▶ DIRECTION
Give back, word for word, only the lines from the opening of the records through the one with "height 1pt \kern". Pictures stay out.

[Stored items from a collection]
::::::

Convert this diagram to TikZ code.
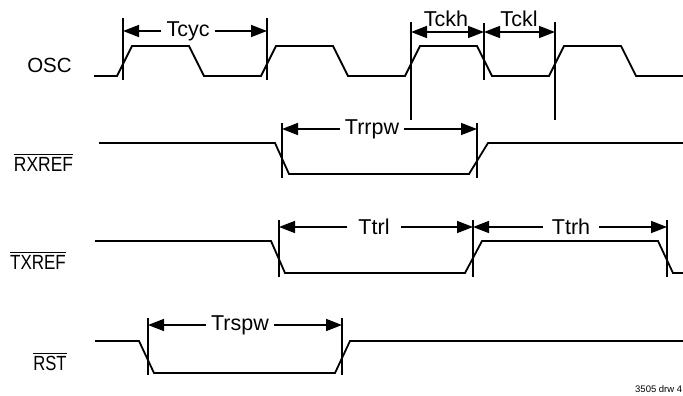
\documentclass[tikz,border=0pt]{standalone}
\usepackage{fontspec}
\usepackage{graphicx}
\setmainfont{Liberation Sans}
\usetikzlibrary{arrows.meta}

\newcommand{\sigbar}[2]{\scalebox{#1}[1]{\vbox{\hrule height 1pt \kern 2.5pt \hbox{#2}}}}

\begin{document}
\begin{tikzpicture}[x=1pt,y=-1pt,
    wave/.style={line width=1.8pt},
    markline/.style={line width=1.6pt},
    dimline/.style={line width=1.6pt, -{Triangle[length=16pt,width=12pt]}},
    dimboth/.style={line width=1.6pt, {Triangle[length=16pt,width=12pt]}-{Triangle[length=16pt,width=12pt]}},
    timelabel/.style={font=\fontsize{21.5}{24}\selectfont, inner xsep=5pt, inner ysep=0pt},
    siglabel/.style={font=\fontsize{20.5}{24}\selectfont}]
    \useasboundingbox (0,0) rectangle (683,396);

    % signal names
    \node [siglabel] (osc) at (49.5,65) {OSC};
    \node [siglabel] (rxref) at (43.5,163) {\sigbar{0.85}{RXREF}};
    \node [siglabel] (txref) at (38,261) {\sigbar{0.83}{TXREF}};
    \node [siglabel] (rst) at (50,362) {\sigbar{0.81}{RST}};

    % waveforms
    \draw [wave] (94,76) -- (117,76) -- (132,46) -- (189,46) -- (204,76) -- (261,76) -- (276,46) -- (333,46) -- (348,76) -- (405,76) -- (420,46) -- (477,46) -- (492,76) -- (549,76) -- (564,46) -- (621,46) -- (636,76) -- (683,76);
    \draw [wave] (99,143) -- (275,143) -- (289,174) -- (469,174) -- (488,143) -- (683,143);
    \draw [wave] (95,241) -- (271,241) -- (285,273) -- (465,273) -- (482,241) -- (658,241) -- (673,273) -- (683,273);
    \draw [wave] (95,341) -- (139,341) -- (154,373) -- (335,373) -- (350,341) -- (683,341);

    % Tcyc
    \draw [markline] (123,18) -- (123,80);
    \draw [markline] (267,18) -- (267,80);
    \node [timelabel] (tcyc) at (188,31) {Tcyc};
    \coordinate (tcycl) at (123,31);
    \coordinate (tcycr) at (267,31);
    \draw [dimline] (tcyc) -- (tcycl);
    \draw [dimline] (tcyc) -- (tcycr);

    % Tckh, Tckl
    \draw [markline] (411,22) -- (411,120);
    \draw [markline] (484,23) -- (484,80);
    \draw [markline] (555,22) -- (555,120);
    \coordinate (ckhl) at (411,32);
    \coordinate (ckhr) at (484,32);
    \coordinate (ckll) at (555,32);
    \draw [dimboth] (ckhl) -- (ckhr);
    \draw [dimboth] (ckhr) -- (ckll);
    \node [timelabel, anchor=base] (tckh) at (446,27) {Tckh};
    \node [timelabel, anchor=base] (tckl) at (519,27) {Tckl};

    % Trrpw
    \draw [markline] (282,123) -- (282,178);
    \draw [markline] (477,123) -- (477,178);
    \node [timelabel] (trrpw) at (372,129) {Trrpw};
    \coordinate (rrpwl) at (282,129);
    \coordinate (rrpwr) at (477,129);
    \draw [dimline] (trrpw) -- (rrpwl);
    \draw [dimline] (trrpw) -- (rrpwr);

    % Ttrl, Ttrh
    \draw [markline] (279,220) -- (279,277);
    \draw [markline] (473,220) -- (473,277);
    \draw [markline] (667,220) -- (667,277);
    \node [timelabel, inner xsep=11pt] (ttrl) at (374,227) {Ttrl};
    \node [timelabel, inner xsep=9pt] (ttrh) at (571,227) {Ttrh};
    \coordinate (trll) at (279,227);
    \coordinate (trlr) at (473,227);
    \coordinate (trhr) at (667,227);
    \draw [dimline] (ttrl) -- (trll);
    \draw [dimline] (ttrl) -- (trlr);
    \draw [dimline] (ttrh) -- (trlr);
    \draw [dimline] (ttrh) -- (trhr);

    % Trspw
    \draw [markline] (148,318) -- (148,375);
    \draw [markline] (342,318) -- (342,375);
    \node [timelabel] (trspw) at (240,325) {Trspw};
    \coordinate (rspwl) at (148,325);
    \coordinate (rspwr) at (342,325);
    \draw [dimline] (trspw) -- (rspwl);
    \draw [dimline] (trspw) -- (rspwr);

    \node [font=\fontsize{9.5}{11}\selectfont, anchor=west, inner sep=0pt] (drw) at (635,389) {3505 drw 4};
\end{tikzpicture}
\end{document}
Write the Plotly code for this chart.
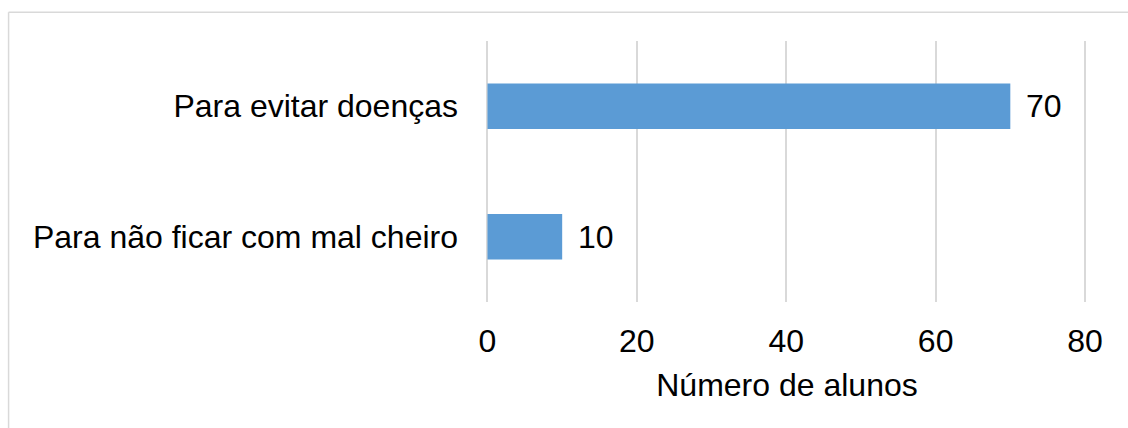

::::::

▶ TASK RESPONSE
Convert this diagram to TikZ code.
\documentclass[tikz,border=0pt]{standalone}
\usepackage{fontspec}
\usepackage{graphicx}
\setmainfont{Liberation Sans}
\usetikzlibrary{arrows.meta}

\newcommand{\sigbar}[2]{\scalebox{#1}[1]{\vbox{\hrule height 1pt \kern 2.5pt \hbox{#2}}}}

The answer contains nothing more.